"Any significant withdrawals" of U.S. troops from Europe "would be seen as punitive" and provoke "an angry, confused and divisive European reaction" from North Atlantic Treaty Organization partners, the Senate Foreign Relations Committee said in a report released yesterday.
The 102-page report comes as a growing number of U.S. lawmakers are recommending such a move if NATO partners do not carry a larger share of safeguarding the alliance.
The same report blamed Reagan administration officials for firing up the anti-nuclear movement in Europe by talking carelessly about doomsday weapons and engaging in confrontational rhetoric with the Soviet Union.
The committee said it had been told that "many Europeans believe the United States is trigger-happy."
The staff of the Senate committee reported that officials of NATO governments warned that any large drawdown of American troops from Europe could be disastrous for the alliance.
The only way a drawdown could be achieved without such a result would be "if it were part of an overall redefinition and reorientation of NATO doctrine and strategy," the report said.
"British officials warned that a U.S. withdrawal would lead to a cut in the British army of the Rhine," said the committee in giving one of the reactions of NATO partners. "Dutch officials were adamant that withdrawals guaranteed accommodation with the U.S.S.R. and would signal the end of U.S. interest in Europe," the report said.
The report contended further that "unilateral withdrawals of any significant size would also undercut or complicate ongoing and proposed arms control negotiations related to Europe."
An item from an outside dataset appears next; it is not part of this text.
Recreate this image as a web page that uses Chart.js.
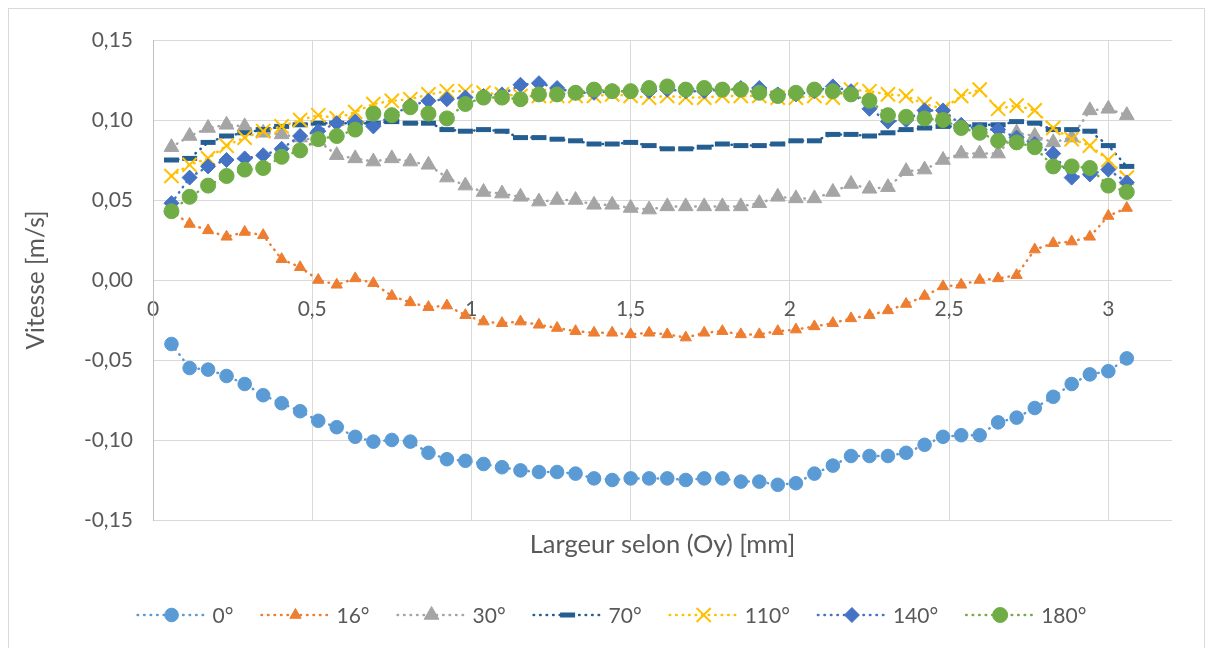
<!DOCTYPE html>
<html>
<head>
<meta charset="utf-8">
<script src="https://cdn.jsdelivr.net/npm/chart.js@4.4.1/dist/chart.umd.min.js"></script>
<style>
  html, body { margin: 0; padding: 0; background: #fff; }
  canvas { display: block; }
</style>
</head>
<body>
<canvas id="vitesseChart" width="1213" height="648"></canvas>
<script>
// Largeur selon (Oy) [mm]
const largeur = [
  0.058, 0.115, 0.173, 0.231, 0.288, 0.346, 0.404, 0.462, 0.519, 0.577,
  0.635, 0.692, 0.750, 0.808, 0.865, 0.923, 0.981, 1.038, 1.096, 1.154,
  1.212, 1.269, 1.327, 1.385, 1.442, 1.500, 1.558, 1.615, 1.673, 1.731,
  1.788, 1.846, 1.904, 1.962, 2.019, 2.077, 2.135, 2.192, 2.250, 2.308,
  2.365, 2.423, 2.481, 2.538, 2.596, 2.654, 2.712, 2.769, 2.827, 2.885,
  2.942, 3.000, 3.058,
];

// Vitesse [m/s] per angle
const v0 = [
  -0.040, -0.055, -0.056, -0.060, -0.065, -0.072, -0.077, -0.082, -0.088, -0.092,
  -0.098, -0.101, -0.100, -0.101, -0.108, -0.112, -0.113, -0.115, -0.117, -0.119,
  -0.120, -0.120, -0.121, -0.124, -0.125, -0.124, -0.124, -0.124, -0.125, -0.124,
  -0.124, -0.126, -0.126, -0.128, -0.127, -0.121, -0.116, -0.110, -0.110, -0.110,
  -0.108, -0.103, -0.098, -0.097, -0.097, -0.089, -0.086, -0.080, -0.073, -0.065,
  -0.059, -0.057, -0.049,
];
const v16 = [
  0.043, 0.035, 0.031, 0.027, 0.030, 0.028, 0.013, 0.008, 0.000, -0.003,
  0.001, -0.002, -0.010, -0.014, -0.017, -0.016, -0.022, -0.026, -0.027, -0.026,
  -0.028, -0.030, -0.032, -0.033, -0.033, -0.034, -0.033, -0.034, -0.036, -0.033,
  -0.032, -0.034, -0.034, -0.032, -0.031, -0.029, -0.027, -0.024, -0.022, -0.019,
  -0.015, -0.010, -0.004, -0.003, 0.000, 0.001, 0.003, 0.019, 0.023, 0.024,
  0.027, 0.040, 0.045,
];
const v30 = [
  0.083, 0.090, 0.095, 0.097, 0.096, 0.092, 0.091, 0.089, 0.087, 0.078,
  0.076, 0.074, 0.076, 0.074, 0.072, 0.064, 0.059, 0.055, 0.054, 0.052,
  0.049, 0.050, 0.050, 0.047, 0.047, 0.045, 0.044, 0.046, 0.046, 0.046,
  0.046, 0.046, 0.048, 0.052, 0.051, 0.051, 0.055, 0.060, 0.057, 0.058,
  0.068, 0.069, 0.075, 0.079, 0.079, 0.079, 0.092, 0.090, 0.086, 0.089,
  0.106, 0.107, 0.103,
];
const v70 = [
  0.075, 0.076, 0.086, 0.090, 0.092, 0.094, 0.096, 0.097, 0.098, 0.098,
  0.098, 0.098, 0.099, 0.098, 0.098, 0.094, 0.093, 0.094, 0.093, 0.089,
  0.089, 0.088, 0.087, 0.085, 0.085, 0.086, 0.084, 0.082, 0.082, 0.083,
  0.085, 0.084, 0.084, 0.085, 0.087, 0.087, 0.091, 0.091, 0.090, 0.092,
  0.094, 0.095, 0.096, 0.096, 0.097, 0.097, 0.099, 0.098, 0.094, 0.094,
  0.093, 0.084, 0.071,
];
const v110 = [
  0.065, 0.072, 0.076, 0.084, 0.089, 0.093, 0.096, 0.100, 0.103, 0.101,
  0.105, 0.110, 0.112, 0.113, 0.116, 0.118, 0.118, 0.117, 0.116, 0.115,
  0.115, 0.115, 0.115, 0.115, 0.116, 0.115, 0.114, 0.115, 0.114, 0.114,
  0.115, 0.115, 0.115, 0.114, 0.114, 0.115, 0.114, 0.119, 0.118, 0.116,
  0.115, 0.110, 0.107, 0.115, 0.119, 0.107, 0.109, 0.106, 0.095, 0.088,
  0.084, 0.075, 0.064,
];
const v140 = [
  0.048, 0.064, 0.071, 0.075, 0.076, 0.078, 0.082, 0.090, 0.093, 0.098,
  0.099, 0.096, 0.103, 0.109, 0.112, 0.113, 0.114, 0.115, 0.116, 0.122,
  0.123, 0.120, 0.117, 0.117, 0.118, 0.118, 0.118, 0.119, 0.118, 0.118,
  0.119, 0.120, 0.120, 0.116, 0.116, 0.118, 0.121, 0.118, 0.107, 0.099,
  0.100, 0.106, 0.106, 0.097, 0.094, 0.094, 0.089, 0.085, 0.079, 0.064,
  0.066, 0.069, 0.061,
];
const v180 = [
  0.043, 0.052, 0.059, 0.065, 0.069, 0.070, 0.077, 0.081, 0.088, 0.090,
  0.094, 0.104, 0.103, 0.108, 0.104, 0.101, 0.110, 0.114, 0.114, 0.113,
  0.116, 0.116, 0.117, 0.119, 0.118, 0.118, 0.120, 0.121, 0.119, 0.120,
  0.119, 0.119, 0.117, 0.115, 0.117, 0.119, 0.118, 0.116, 0.112, 0.103,
  0.102, 0.101, 0.100, 0.095, 0.092, 0.087, 0.086, 0.083, 0.071, 0.071,
  0.070, 0.059, 0.055,
];

const seriesLabels = ["0°", "16°", "30°", "70°", "110°", "140°", "180°"];
const seriesValues = [v0, v16, v30, v70, v110, v140, v180];
const seriesColors = ["#5b9bd5", "#ed7d31", "#a5a5a5", "#255e91", "#ffc000", "#4472c4", "#70ad47"];

const FONT = "Lato, 'Open Sans', sans-serif";
const TEXT_COLOR = "#595959";
const GRID_COLOR = "#d9d9d9";

// marker look for each series (Excel-like)
const markers = [
  { style: "circle", radius: 6.8, border: 1 },
  { style: "triangle", radius: 6.5, border: 1 },
  { style: "triangle", radius: 8.5, border: 1 },
  { style: "line", radius: 7.5, border: 5 },
  { style: "crossRot", radius: 10, border: 2 },
  { style: "rectRot", radius: 7.5, border: 1 },
  { style: "circle", radius: 7.5, border: 1 },
];

function commaNumber(value, digits) {
  return value.toFixed(digits).replace(".", ",");
}

const datasets = seriesLabels.map((label, i) => ({
  label: label,
  data: largeur.map((x, j) => ({ x: x, y: seriesValues[i][j] })),
  borderColor: seriesColors[i],
  backgroundColor: seriesColors[i],
  borderWidth: 2.5,
  borderDash: [0.5, 6],
  borderCapStyle: "round",
  showLine: true,
  tension: 0,
  pointStyle: markers[i].style,
  pointRadius: markers[i].radius,
  pointBorderWidth: markers[i].border,
  pointBackgroundColor: seriesColors[i],
  pointBorderColor: seriesColors[i],
  pointHoverRadius: markers[i].radius,
  order: seriesLabels.length - i, // later series on top, like Excel
}));

// White background and the thin chart frame
const framePlugin = {
  id: "frame",
  beforeDraw(chart) {
    const ctx = chart.ctx;
    ctx.save();
    ctx.fillStyle = "#fff";
    ctx.fillRect(0, 0, chart.width, chart.height);
    ctx.strokeStyle = GRID_COLOR;
    ctx.lineWidth = 1;
    ctx.strokeRect(8.5, 8.5, chart.width - 17, chart.height + 40);
    ctx.restore();
  },
};

// Legend drawn as in Excel: dotted line with the marker in the middle
const legendPlugin = {
  id: "excelLegend",
  afterDraw(chart) {
    const ctx = chart.ctx;
    const lineLen = 70;
    const gapText = 6;
    const gapItem = 27;
    const y = 615;
    ctx.save();
    ctx.font = "21px " + FONT;
    const items = chart.data.datasets.map((ds) => ({
      ds: ds,
      w: lineLen + gapText + ctx.measureText(ds.label).width,
    }));
    const total = items.reduce((s, it) => s + it.w, 0) + gapItem * (items.length - 1);
    let x = (chart.width - total) / 2 + 5;
    items.forEach(({ ds, w }) => {
      ctx.strokeStyle = ds.borderColor;
      ctx.lineWidth = ds.borderWidth;
      ctx.lineCap = "round";
      ctx.setLineDash(ds.borderDash);
      ctx.beginPath();
      ctx.moveTo(x + 1, y);
      ctx.lineTo(x + lineLen, y);
      ctx.stroke();

      ctx.setLineDash([]);
      ctx.lineCap = "butt";
      ctx.fillStyle = ds.pointBackgroundColor;
      ctx.strokeStyle = ds.pointBorderColor;
      ctx.lineWidth = ds.pointBorderWidth;
      Chart.helpers.drawPoint(
        ctx,
        { pointStyle: ds.pointStyle, radius: ds.pointRadius, borderWidth: ds.pointBorderWidth, rotation: 0 },
        x + lineLen / 2,
        y
      );

      ctx.fillStyle = TEXT_COLOR;
      ctx.textAlign = "left";
      ctx.textBaseline = "middle";
      ctx.fillText(ds.label, x + lineLen + gapText, y + 1);
      x += w + gapItem;
    });
    ctx.restore();
  },
};

const ctx = document.getElementById("vitesseChart").getContext("2d");

const vitesseChart = new Chart(ctx, {
  type: "scatter",
  data: { datasets: datasets },
  plugins: [framePlugin, legendPlugin],
  options: {
    responsive: false,
    animation: false,
    devicePixelRatio: 1,
    events: [],
    layout: {
      padding: { top: 40, right: 41, bottom: 0, left: 0 },
    },
    plugins: {
      legend: { display: false },
      tooltip: { enabled: false },
    },
    scales: {
      x: {
        type: "linear",
        position: { y: 0 },
        min: 0,
        max: 3.2,
        afterBuildTicks: function (axis) {
          axis.ticks = axis.ticks.filter((t) => t.value <= 3.0001);
        },
        grid: {
          color: GRID_COLOR,
          lineWidth: 1,
          drawTicks: false,
        },
        border: { display: false },
        ticks: {
          stepSize: 0.5,
          padding: 17,
          color: TEXT_COLOR,
          font: { family: FONT, size: 21 },
          maxRotation: 0,
          callback: function (value) {
            return Number.isInteger(value) ? String(value) : commaNumber(value, 1);
          },
        },
      },
      x2: {
        type: "linear",
        axis: "x",
        position: "bottom",
        min: 0,
        max: 3.2,
        grid: { display: false },
        border: { display: false },
        ticks: { display: false },
        afterFit: function (scale) {
          scale.height = 128;
        },
        title: {
          display: true,
          text: "Largeur selon (Oy) [mm]",
          color: TEXT_COLOR,
          font: { family: FONT, size: 25.5 },
          padding: { top: 0, bottom: 88 },
        },
      },
      y: {
        type: "linear",
        min: -0.15,
        max: 0.15,
        afterFit: function (scale) {
          scale.width = 153;
        },
        grid: {
          color: GRID_COLOR,
          lineWidth: 1,
          drawTicks: false,
        },
        border: { display: true, color: "#bfbfbf", width: 1 },
        ticks: {
          stepSize: 0.05,
          padding: 20,
          color: TEXT_COLOR,
          font: { family: FONT, size: 21 },
          callback: function (value) {
            return commaNumber(value, 2);
          },
        },
        title: {
          display: true,
          text: "Vitesse [m/s]",
          color: TEXT_COLOR,
          font: { family: FONT, size: 24.5 },
          padding: { top: 21, bottom: 0 },
        },
      },
    },
  },
});
</script>
</body>
</html>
Committee Chairman Charles H. Percy (R-Ill.) noted the warnings against troop withdrawals in declaring that the staff study "makes a convincing case that NATO is not now in crisis but that it could easily be pushed into crisis if issues are not managed carefully."
Percy said he would oppose any congressional effort to pull U.S. troops from Europe.
In discussing the anti-nuclear movement in Europe, which has spread to the United States with fervor, the report said that during most of 1981, "the U.S. government was not adequately sensitive to the impact on European opinion of its public discussions about limited nuclear war and its confrontational rhetoric aimed at the Soviet Union.
"Combined with European economic recession," it continued, "cultural changes in Europe and effective Soviet propaganda, U.S. rhetoric has added to European grass-roots anxiety about nuclear war."
The committee said Soviets "did not create nor do they direct" the nuclear disarmament groups in Europe protesting deployment of additional nuclear weapons there.
"Many Americans tend to overemphasize the extent to which nuclear disarmament groups in Europe are instruments of the Soviet Union," the report said.
The larger cause was President Reagan's tough rhetoric, according to the committee.
"The Reagan administration," the committee said, "which was eager to create a sense of credible deterrence at all levels of nuclear escalation, seemed to confirm Europe's worst fears with off-the-cuff statements about nuclear demonstration blasts, NATO's first-use doctrine and Japan 'flourishing' despite two nuclear attacks . . . .
"The president's recent zero-option proposal and statements denying intent to use U.S. forces in El Salvador may help" dampen the protest movement, the committee said, "but the United States is currently still behind in efforts to explain its policies to the European public. As one observer stated, many Europeans believe the United States is trigger-happy."
Besides the fears generated by administration rhetoric, the report of the Republican-controlled panel said the recession is another stimulus, declaring: "High youth unemployment is a breeding ground for the protest movement, especially in Britain."
NATO partners agreed in 1978 to increase defense spending indefinitely by 3 percent a year after allowing for inflation. The committee warned that this goal will not be met this year, partly because of the recession, but said the alliance as a whole came close in 1981 by registering increases averaging about 2.6 percent.